In tale contesto, diversi ordinamenti giuridici — tra cui quello italiano — hanno già riconosciuto, o si stanno orientando verso il riconoscimento, di una forma di rilevanza giuridica agli smart contract. Tuttavia, la loro esatta qualificazione giuridica continua a rappresentare oggetto di confronto dottrinale e interpretativo, in ragione della loro natura intrinsecamente tecnica e automatizzata.
Verso una regolamentazione più chiara degli smart contract
Diversi e importanti sono stati gli interventi legislativi attuati dall’Unione Europea negli ultimi anni, segno del chiaro intento di voler delineare un assetto normativo che possa correttamente governare l’economia digitale.

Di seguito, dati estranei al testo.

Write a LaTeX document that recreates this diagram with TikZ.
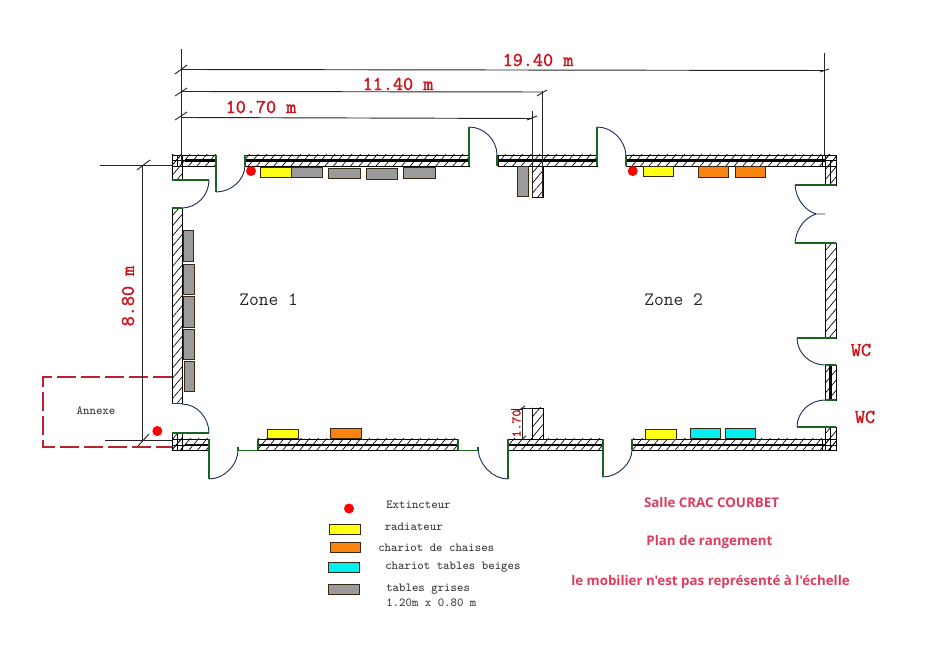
\documentclass[tikz,border=0pt]{standalone}
\usepackage{fontspec}
\newfontfamily\pinkfont{Open Sans}
\newfontfamily\dimfont{Latin Modern Mono}[FakeBold=1.6]
\usetikzlibrary{patterns.meta}
\definecolor{dimred}{RGB}{205,20,30}
\definecolor{annexred}{RGB}{185,35,45}
\definecolor{pinkred}{RGB}{222,60,95}
\definecolor{doorgreen}{RGB}{25,100,35}
\definecolor{doorblue}{RGB}{30,50,95}
\definecolor{furnyellow}{RGB}{255,255,20}
\definecolor{furnorange}{RGB}{250,130,15}
\definecolor{furncyan}{RGB}{0,240,240}
\definecolor{furngray}{RGB}{155,155,155}
\tikzset{
  x=0.75pt,y=-0.75pt,
  wall/.style={draw=black,line width=0.6pt,pattern={Lines[angle=50,distance=4.9pt,line width=0.5pt]},pattern color=black},
  core/.style={line width=1.6pt,black},
  thinl/.style={line width=0.6pt,black},
  dimline/.style={line width=0.7pt,black!85},
  leaf/.style={line width=0.8pt,doorgreen},
  swing/.style={line width=0.7pt,doorblue},
  furn/.style={draw=black!70!brown,line width=0.6pt},
  yel/.style={furn,fill=furnyellow},
  ora/.style={furn,fill=furnorange},
  cya/.style={furn,fill=furncyan},
  gry/.style={furn,fill=furngray},
  dot/.style={circle,fill=red,inner sep=0pt,minimum size=7.5pt},
  dimtxt/.style={text=dimred,inner sep=0pt,font=\fontsize{14.7pt}{15pt}\selectfont\dimfont},
  legtxt/.style={text=black!80,inner sep=0pt,anchor=west,align=left,font=\fontsize{9.2pt}{10.5pt}\selectfont\ttfamily},
  zonetxt/.style={text=black!85,inner sep=0pt,font=\fontsize{14.2pt}{15pt}\selectfont\ttfamily},
  pinktxt/.style={text=pinkred,inner sep=0pt,font=\fontsize{10pt}{11pt}\selectfont\pinkfont\bfseries},
}
\begin{document}
\begin{tikzpicture}
\useasboundingbox[fill=white] (0,0) rectangle (931,655);
% --- walls
\path[wall] (172,155) rectangle (216,166);
\path[wall] (172,155) rectangle (182,180);
\path[wall] (245,155) rectangle (469,166);
\path[wall] (498,155) rectangle (597,166);
\path[wall] (626,155) rectangle (836,166);
\path[wall] (825,155) rectangle (836,185);
\path[wall] (172,208) rectangle (182,403);
\path[wall] (825,243) rectangle (836,338);
\path[wall] (825,365) rectangle (836,400);
\path[wall] (825,427) rectangle (836,450);
\path[wall] (172,439) rectangle (209,450);
\path[wall] (172,433) rectangle (182,450);
\path[wall] (258,439) rectangle (458,450);
\path[wall] (508,439) rectangle (603,450);
\path[wall] (632,439) rectangle (836,450);
\path[wall] (532,166) rectangle (543,197);
\path[wall] (532,408) rectangle (543,439);
% --- wall cores
\draw[core] (185,160.5) -- (216,160.5);
\draw[core] (245,160.5) -- (469,160.5);
\draw[core] (498,160.5) -- (597,160.5);
\draw[core] (626,160.5) -- (825,160.5);
\draw[core] (185,445) -- (209,445);
\draw[core] (258,445) -- (458,445);
\draw[core] (508,445) -- (603,445);
\draw[core] (632,445) -- (825,445);
\draw[core] (830.5,366) -- (830.5,400);
\draw[thinl] (177,155) -- (177,166);
\draw[thinl] (172,160.5) -- (185,160.5);
\draw[thinl] (177,433) -- (177,450);
\draw[thinl] (172,445) -- (185,445);
\draw[thinl] (822.5,155) -- (822.5,166);
\draw[thinl] (830,160.5) -- (830,185);
\draw[thinl] (822.5,439) -- (822.5,450);
\draw[thinl] (830,427) -- (830,450);
\draw[thinl] (825,160.5) -- (836,160.5);
\draw[thinl] (825,445) -- (836,445);
% --- doors
\draw[leaf] (172,180) -- (209,180);
\draw[swing] (209,180) .. controls (209,195) and (197,208) .. (182,208);
\draw[leaf] (172,208) -- (182,208);
\draw[leaf] (216,155) -- (216,192);
\draw[swing] (216,192) .. controls (231,192) and (245,180) .. (245,165);
\draw[leaf] (245,155) -- (245,166);
\draw[leaf] (469,166) -- (469,127);
\draw[swing] (469,127) .. controls (484,127) and (497,140) .. (497,155);
\draw[leaf] (497,155) -- (497,166);
\draw[leaf] (597,166) -- (597,127);
\draw[swing] (597,127) .. controls (612,127) and (625,140) .. (626,155);
\draw[leaf] (626,155) -- (626,166);
\draw[leaf] (836,185) -- (795,185);
\draw[swing] (795,185) .. controls (796,200) and (806,211) .. (816,214) -- (825,214);
\draw[leaf] (836,243) -- (795,243);
\draw[swing] (795,243) .. controls (796,228) and (806,217) .. (816,214);
\draw[leaf] (836,338) -- (797,338);
\draw[swing] (797,338) .. controls (797,353) and (810,365) .. (825,365);
\draw[leaf] (825,365) -- (836,365);
\draw[leaf] (836,427) -- (797,427);
\draw[swing] (797,427) .. controls (797,412) and (810,400) .. (825,400);
\draw[leaf] (825,400) -- (836,400);
\draw[leaf] (172,433) -- (209,433);
\draw[swing] (209,433) .. controls (209,418) and (197,404) .. (182,404);
\draw[leaf] (172,403.5) -- (182,403.5);
\draw[leaf] (209,439) -- (209,479);
\draw[swing] (209,479) .. controls (224,479) and (238,465) .. (238,450);
\draw[leaf] (238,447) -- (238,450.5) -- (258,450.5) -- (258,439);
\draw[leaf] (458,439) -- (458,450.5) -- (478,450.5) -- (478,447);
\draw[swing] (478,449) .. controls (479,465) and (493,479) .. (508,479);
\draw[leaf] (508,479) -- (508,439);
\draw[leaf] (603,439) -- (603,477);
\draw[swing] (603,477) .. controls (618,477) and (632,463) .. (632,450);
\draw[leaf] (632,439) -- (632,450);
% --- annexe
\draw[annexred,line width=0.9pt,dash pattern=on 14pt off 4pt] (172,377) -- (43,377) -- (43,447) -- (172,447);
% --- dimension lines
\draw[dimline] (181.7,49) -- (181.7,165);
\draw[dimline] (181.7,69.5) -- (825,70.5);
\draw[dimline] (181.7,91.5) -- (542,92);
\draw[dimline] (181.7,117.5) -- (532,118.5);
\draw[dimline] (542.5,91) -- (542.5,198);
\draw[dimline] (532.5,111) -- (532.5,197);
\draw[dimline] (824.7,53) -- (824.7,155);
\draw[dimline] (175,74) -- (187,65);
\draw[dimline] (175,96) -- (187,88);
\draw[dimline] (175,120) -- (187,112);
\draw[dimline] (537,96) -- (547,90);
\draw[dimline] (527,120) -- (537,116);
\draw[dimline] (820,72) -- (829,69);
\draw[dimline] (100,165.5) -- (172,165.5);
\draw[dimline] (142.5,166) -- (142.5,440);
\draw[dimline] (137,170) -- (150,160);
\draw[dimline] (105,440) -- (172,440);
\draw[dimline] (138,446) -- (149,434);
\draw[dimline] (522,408) -- (522,439);
\draw[dimline] (511,409) -- (522,409);
\draw[dimline] (518,411) -- (525,406);
\draw[dimline] (522,408) -- (532,408);
\draw[dimline] (522,439) -- (526,436);
% --- dimension texts
\node[dimtxt] (d1940) at (538,60) {19.40 m};
\node[dimtxt] (d1140) at (398,84) {11.40 m};
\node[dimtxt] (d1070) at (261,107) {10.70 m};
\node[dimtxt,rotate=90] (d880) at (128,296) {8.80 m};
\node[dimtxt,rotate=90,font=\fontsize{9.8pt}{11pt}\selectfont\dimfont] (d170) at (516.5,423.5) {1.70};
\node[dimtxt] (wc1) at (861,350) {WC};
\node[dimtxt] (wc2) at (865,417) {WC};
% --- zones
\node[zonetxt] (z1) at (268.5,300) {Zone 1};
\node[zonetxt] (z2) at (673.5,300) {Zone 2};
\node[legtxt,anchor=center] (annexe) at (96,411) {Annexe};
% --- furniture
\node[dot] (e1) at (251,171) {};
\node[dot] (e2) at (632.7,171) {};
\node[dot] (e3) at (157.3,431) {};
\path[yel] (260,167) rectangle (291,177);
\path[gry] (291.5,167) rectangle (322.5,177.5);
\path[gry] (328.5,168) rectangle (360,178);
\path[gry] (366.5,168.5) rectangle (397.5,179);
\path[gry] (403,167.5) rectangle (435,178);
\path[gry] (517,166.5) rectangle (528,196.5);
\path[yel] (643,166.5) rectangle (673.5,176.5);
\path[ora] (698,166.5) rectangle (728.5,177);
\path[ora] (735,166.5) rectangle (765.5,177);
\path[gry] (183,230) rectangle (193.5,261);
\path[gry] (183.5,264.5) rectangle (194,294);
\path[gry] (183.5,296.5) rectangle (194,327);
\path[gry] (183.5,329.5) rectangle (194,359);
\path[gry] (184,361.5) rectangle (194.5,391.5);
\path[yel] (267,429) rectangle (298,438.5);
\path[ora] (330,428) rectangle (361,438.5);
\path[yel] (645.5,429.5) rectangle (676,439);
\path[cya] (690,428.5) rectangle (720.5,438.5);
\path[cya] (725.5,428.5) rectangle (755.5,438.5);
% --- legend
\node[dot] (le) at (349,508.5) {};
\path[yel] (329,524.5) rectangle (360.5,534);
\path[ora] (330,542.5) rectangle (360.5,552.5);
\path[cya] (328.5,562.5) rectangle (359,572);
\path[gry] (328,584) rectangle (359.5,594.5);
\node[legtxt] (t1) at (386,505) {Extincteur};
\node[legtxt] (t2) at (384.5,527) {radiateur};
\node[legtxt] (t3) at (378,547.5) {chariot de chaises};
\node[legtxt] (t4) at (385,567) {chariot tables beiges};
\node[legtxt] (t5) at (386,595.5) {tables grises\\[0.5pt]1.20m x 0.80 m};
% --- notes
\node[pinktxt] (n1) at (711.5,502.5) {Salle CRAC COURBET};
\node[pinktxt] (n2) at (709.5,542.5) {Plan de rangement};
\node[pinktxt] (n3) at (710.5,582) {le mobilier n'est pas représenté à l'échelle};
\end{tikzpicture}
\end{document}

Con il Digital Services Act, il Data Act e il Regolamento MiCA (Markets in Crypto-Assets) si è cercato di attuare, in maniera organica, una disciplina che regolamentasse le piattaforme digitali, i flussi di dati e le criptoattività. Nel frattempo, anche l’ordinamento italiano ha iniziato a confrontarsi con queste trasformazioni, tentando di adattare i principi del diritto civile alle sfide sorte dall’utilizzo delle nuove tecnologie.
Evoluzione verso lo smart legal contract
Sebbene il loro impiego sia ancora limitato da incertezze normative e difficoltà interpretative, è evidente come queste stiano progressivamente guadagnando spazio nei contesti giuridici ed economici più dinamici, realizzando quell’incontro tra diritto e tecnologia che sino a non tanto tempo fa sembrava impensabile. La sfida che attende legislatori, giuristi e tecnici nei prossimi anni dovrà guardare in una duplice direzione: costruire un quadro normativo capace di recepire l’innovazione e regolamentarla, da un lato; garantire la tutela e la certezza del diritto anche in un contesto di crescente automazione contrattuale, dall’altro.
In definitiva, il futuro dei contratti — e del diritto in generale — passerà sempre più attraverso il codice, inteso non solo come norma giuridica, ma anche come codice informatico. L’evoluzione verso lo smart legal contract non è più una possibilità remota, ma una traiettoria ormai tracciata.